Hoje, está inviabilizado o concurso material, concurso formal
e a continuidade delitiva. Estupro hoje é a junção do antigo 213 e do antigo
214. Não temos mais a dúvida de que estupro não é um crime complexo. Não é. Vejam
as seguintes observações:
Classificação
doutrinária do estupro
Figuras qualificadas
do crime de estupro
Toda qualificadora tem a natureza jurídica de majorar a
pena. Por isso não está no caput, mas
nos parágrafos.
O crime de estupro qualificado pelos resultados são
preterdolosos, com dolo no estupro e culpa na lesão ou morte. Neste caso a pena
irá de seis a dez anos para oito a doze ou doze a trinta, respectivamente.
Por que o réu responde de forma mais grave? Porque foi ato
do autor que deu ensejo ao resultado mais gravoso.

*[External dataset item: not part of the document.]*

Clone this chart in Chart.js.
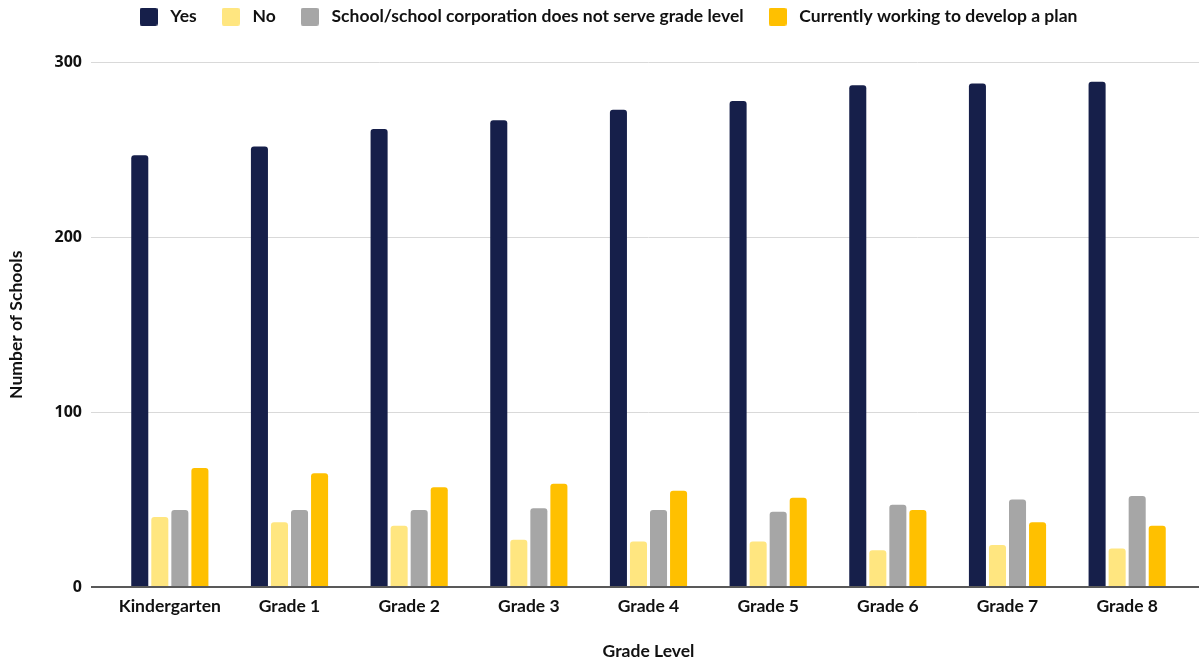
<!DOCTYPE html>
<html>
<head>
<meta charset="utf-8">
<script src="https://cdn.jsdelivr.net/npm/chart.js@4.4.1/dist/chart.umd.min.js"></script>
<style>
  html, body { margin: 0; padding: 0; background: #fff; }
  #wrap { width: 1199px; height: 662px; }
</style>
</head>
<body>
<div id="wrap"><canvas id="chart"></canvas></div>
<script>
// datos
const gradeLevels = ["Kindergarten", "Grade 1", "Grade 2", "Grade 3", "Grade 4", "Grade 5", "Grade 6", "Grade 7", "Grade 8"];
const yesValues     = [247, 252, 262, 267, 273, 278, 287, 288, 289];
const noValues      = [40, 37, 35, 27, 26, 26, 21, 24, 22];
const notServed     = [44, 44, 44, 45, 44, 43, 47, 50, 52];
const developing    = [68, 65, 57, 59, 55, 51, 44, 37, 35];
const yTicks        = [0, 100, 200, 300];

const colores   = ["#161f4a", "#ffe680", "#a6a6a6", "#ffc000"];
const labelFont = "Lato, 'Open Sans', sans-serif";
const tickFont  = "'Open Sans', 'DejaVu Sans', sans-serif";

const alinear = (p, w) => Math.round(p - w / 2) + w / 2;

// cuadritos de la leyenda (18x18, esquinas suaves)
function cuadro(color) {
    const c = document.createElement("canvas");
    c.width = 18; c.height = 18;
    const g = c.getContext("2d");
    g.fillStyle = color;
    g.beginPath();
    g.roundRect(0, 0, 18, 18, 2);
    g.fill();
    return c;
}
const cuadros = colores.map(cuadro);

const ajustes = {
    id: "ajustes",
    afterLayout(chart) {
        // sube la leyenda y la corre un poco a la derecha
        const lg = chart.legend;
        if (lg) {
            lg.top -= 27; lg.bottom -= 27;
            lg.left += 13; lg.right += 13;
        }
    },
    beforeDatasetsDraw(chart) {
        // extiende las líneas de la grilla hasta el borde derecho
        const { ctx, chartArea, scales } = chart;
        ctx.save();
        scales.y.ticks.forEach(t => {
            const w = t.value === 0 ? 2 : 1;
            const y = alinear(scales.y.getPixelForValue(t.value), w);
            ctx.strokeStyle = t.value === 0 ? "#595959" : "#d9d9d9";
            ctx.lineWidth   = w;
            ctx.beginPath();
            ctx.moveTo(chartArea.right, y);
            ctx.lineTo(chart.width, y);
            ctx.stroke();
        });
        ctx.restore();
    }
};

const mkSet = (label, data, i) => ({
    label,
    data,
    backgroundColor: colores[i],
    borderRadius: 3,
    barPercentage: 0.85,
    categoryPercentage: 0.67,
});

new Chart(document.getElementById("chart"), {
    type: "bar",
    data: {
        labels: gradeLevels,
        datasets: [
            mkSet("Yes", yesValues, 0),
            mkSet("No", noValues, 1),
            mkSet("School/school corporation does not serve grade level", notServed, 2),
            mkSet("Currently working to develop a plan", developing, 3),
        ]
    },
    options: {
        responsive: true,
        maintainAspectRatio: false,
        animation: false,
        layout: { padding: { top: 14, right: 12, bottom: 0, left: 0 } },
        plugins: {
            tooltip: { enabled: false },
            legend: {
                position: "top",
                labels: {
                    usePointStyle: true,
                    pointStyleWidth: 26,
                    padding: 21,
                    color: "#111",
                    font: { family: labelFont, size: 17.5, weight: "bold" },
                    generateLabels(chart) {
                        return Chart.defaults.plugins.legend.labels.generateLabels(chart)
                            .map((l, i) => ({ ...l, pointStyle: cuadros[i] }));
                    },
                },
            },
        },
        scales: {
            x: {
                grid: { display: false, drawTicks: false },
                border: { display: false },
                ticks: {
                    padding: 9,
                    color: "#111",
                    font: { family: labelFont, size: 17.5, weight: "bold" },
                },
                title: {
                    display: true,
                    text: "Grade Level",
                    color: "#111",
                    padding: { top: 4, bottom: 0 },
                    font: { family: labelFont, size: 17.5, weight: "bold" },
                },
                afterFit(scale) { scale.height = 75; },
            },
            y: {
                min: 0,
                max: 300,
                afterBuildTicks(scale) { scale.ticks = yTicks.map(v => ({ value: v })); },
                grid: {
                    color: c => c.tick && c.tick.value === 0 ? "#595959" : "#d9d9d9",
                    lineWidth: c => c.tick && c.tick.value === 0 ? 2 : 1,
                    tickLength: 19,
                },
                border: { display: false },
                ticks: {
                    padding: 9,
                    color: "#111",
                    font: { family: tickFont, size: 16, weight: "bold" },
                },
                title: {
                    display: true,
                    text: "Number of Schools",
                    color: "#111",
                    padding: { top: 6, bottom: 0 },
                    font: { family: labelFont, size: 17.5, weight: "bold" },
                },
                afterFit(scale) { scale.width = 110; },
            },
        },
    },
    plugins: [ajustes],
});
</script>
</body>
</html>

Cuidado para não confundir estupro em concurso com homicídio
do estupro qualificado pelo resultado morte. Este último é preterdoloso,
enquanto naquele o agente queria os dois resultados. Nunca há absorção do
homicídio pelo estupro ou vice-versa. Depende dos desígnios do autor.
Observação: no Código Penal, pessoas entre 14 e 18 anos são
chamadas de “menores”. É um ranço da legislação antiga. Não confundir com o conceito
de criança e adolescente do ECA.
Violação sexual
mediante fraude
Vamos somente iniciar o estudo deste crime.
Atos sexuais sem constrangimento, mas a vítima é levada,
enganada, a praticar o ato sexual.
Modo de execução: fraude. Somente a mulher era a vítima
desse crime. Hoje qualquer pessoa pode ser vítima.
O legislador entendia que só a mulher poderia ser enganada.
“Estelionato sexual”, como era chamado, só recaía sobre a mulher. É também um
ranço da tradição em que o homem era o único chefe de família e a mulher era
considerada ingênua.
Aqui, o agente cria artifícios
ou ardis para ter ato libidinoso ou conjunção carnal. A fraude é equiparada a
não se ter condições de impedir o ato e a manifestação de vontade da vítima.
Exemplo: embriagar a vítima, ou a vítima está em letargia.